** Start Data shown **

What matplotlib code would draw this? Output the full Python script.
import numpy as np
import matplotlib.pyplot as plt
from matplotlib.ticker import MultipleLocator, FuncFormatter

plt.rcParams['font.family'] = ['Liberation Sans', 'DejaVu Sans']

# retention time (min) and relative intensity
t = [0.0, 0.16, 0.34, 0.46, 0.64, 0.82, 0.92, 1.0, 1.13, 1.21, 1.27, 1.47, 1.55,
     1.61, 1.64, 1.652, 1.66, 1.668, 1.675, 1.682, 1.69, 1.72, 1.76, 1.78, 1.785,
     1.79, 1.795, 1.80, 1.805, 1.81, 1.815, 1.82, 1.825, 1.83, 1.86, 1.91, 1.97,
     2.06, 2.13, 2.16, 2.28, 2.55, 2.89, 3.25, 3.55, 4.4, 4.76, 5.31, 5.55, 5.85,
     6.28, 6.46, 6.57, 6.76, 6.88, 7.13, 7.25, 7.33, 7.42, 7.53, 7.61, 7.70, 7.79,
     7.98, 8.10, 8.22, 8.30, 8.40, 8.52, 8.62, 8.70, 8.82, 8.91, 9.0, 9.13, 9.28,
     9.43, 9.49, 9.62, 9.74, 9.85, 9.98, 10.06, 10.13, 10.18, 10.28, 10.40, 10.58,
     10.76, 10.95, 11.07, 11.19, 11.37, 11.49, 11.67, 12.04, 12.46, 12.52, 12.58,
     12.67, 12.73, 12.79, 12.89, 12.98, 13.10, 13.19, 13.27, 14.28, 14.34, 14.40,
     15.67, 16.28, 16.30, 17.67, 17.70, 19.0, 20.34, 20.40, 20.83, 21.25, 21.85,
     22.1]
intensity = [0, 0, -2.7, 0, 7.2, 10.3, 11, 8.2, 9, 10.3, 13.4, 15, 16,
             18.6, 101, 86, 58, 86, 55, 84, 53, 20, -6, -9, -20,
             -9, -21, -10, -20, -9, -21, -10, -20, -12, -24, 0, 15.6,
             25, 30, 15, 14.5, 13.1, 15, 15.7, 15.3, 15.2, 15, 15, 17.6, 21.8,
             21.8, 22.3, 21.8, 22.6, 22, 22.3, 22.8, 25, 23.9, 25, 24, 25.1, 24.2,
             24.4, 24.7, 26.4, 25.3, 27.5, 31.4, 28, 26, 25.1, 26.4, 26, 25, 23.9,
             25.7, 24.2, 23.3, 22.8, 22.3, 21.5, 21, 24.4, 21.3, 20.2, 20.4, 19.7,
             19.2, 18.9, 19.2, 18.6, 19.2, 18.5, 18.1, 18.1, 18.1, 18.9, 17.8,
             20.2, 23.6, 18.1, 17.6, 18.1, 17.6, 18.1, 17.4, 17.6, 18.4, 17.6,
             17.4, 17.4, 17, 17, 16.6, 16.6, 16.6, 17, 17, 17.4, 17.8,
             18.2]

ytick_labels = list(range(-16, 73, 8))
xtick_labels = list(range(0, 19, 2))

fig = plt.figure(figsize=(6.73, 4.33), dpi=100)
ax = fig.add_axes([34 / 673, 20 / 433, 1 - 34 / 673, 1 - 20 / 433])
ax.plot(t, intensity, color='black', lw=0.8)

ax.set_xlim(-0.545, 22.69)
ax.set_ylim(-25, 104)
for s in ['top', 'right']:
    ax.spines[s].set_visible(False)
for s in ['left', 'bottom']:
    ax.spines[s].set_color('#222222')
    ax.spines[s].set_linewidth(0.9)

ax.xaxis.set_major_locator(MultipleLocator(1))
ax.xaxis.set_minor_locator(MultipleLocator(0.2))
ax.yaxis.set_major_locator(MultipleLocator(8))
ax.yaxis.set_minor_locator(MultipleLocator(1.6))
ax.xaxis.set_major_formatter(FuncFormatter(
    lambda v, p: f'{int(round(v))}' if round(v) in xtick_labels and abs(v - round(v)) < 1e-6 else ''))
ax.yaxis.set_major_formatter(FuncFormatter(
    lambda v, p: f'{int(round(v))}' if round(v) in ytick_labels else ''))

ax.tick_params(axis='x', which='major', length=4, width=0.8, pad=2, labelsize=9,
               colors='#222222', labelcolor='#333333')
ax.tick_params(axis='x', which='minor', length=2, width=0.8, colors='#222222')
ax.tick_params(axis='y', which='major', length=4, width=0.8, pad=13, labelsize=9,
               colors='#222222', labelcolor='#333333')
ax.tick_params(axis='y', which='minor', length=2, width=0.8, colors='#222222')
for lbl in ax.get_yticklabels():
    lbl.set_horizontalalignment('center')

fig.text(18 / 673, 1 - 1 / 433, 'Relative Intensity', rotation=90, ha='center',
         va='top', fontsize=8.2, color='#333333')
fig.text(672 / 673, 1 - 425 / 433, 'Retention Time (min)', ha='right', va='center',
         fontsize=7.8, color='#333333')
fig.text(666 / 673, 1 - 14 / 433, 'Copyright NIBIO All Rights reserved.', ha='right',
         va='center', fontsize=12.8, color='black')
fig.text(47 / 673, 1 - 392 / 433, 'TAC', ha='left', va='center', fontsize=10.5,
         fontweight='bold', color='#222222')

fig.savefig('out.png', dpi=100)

** End Data shown **

* [Stated problem]: Return only the lines from the beginning of the material up to and including the line with "plt.rcParams['font.family'] = ['Liberation", exactly as written.

* [Answer]:
What matplotlib code would draw this? Output the full Python script.
import numpy as np
import matplotlib.pyplot as plt
from matplotlib.ticker import MultipleLocator, FuncFormatter

plt.rcParams['font.family'] = ['Liberation Sans', 'DejaVu Sans']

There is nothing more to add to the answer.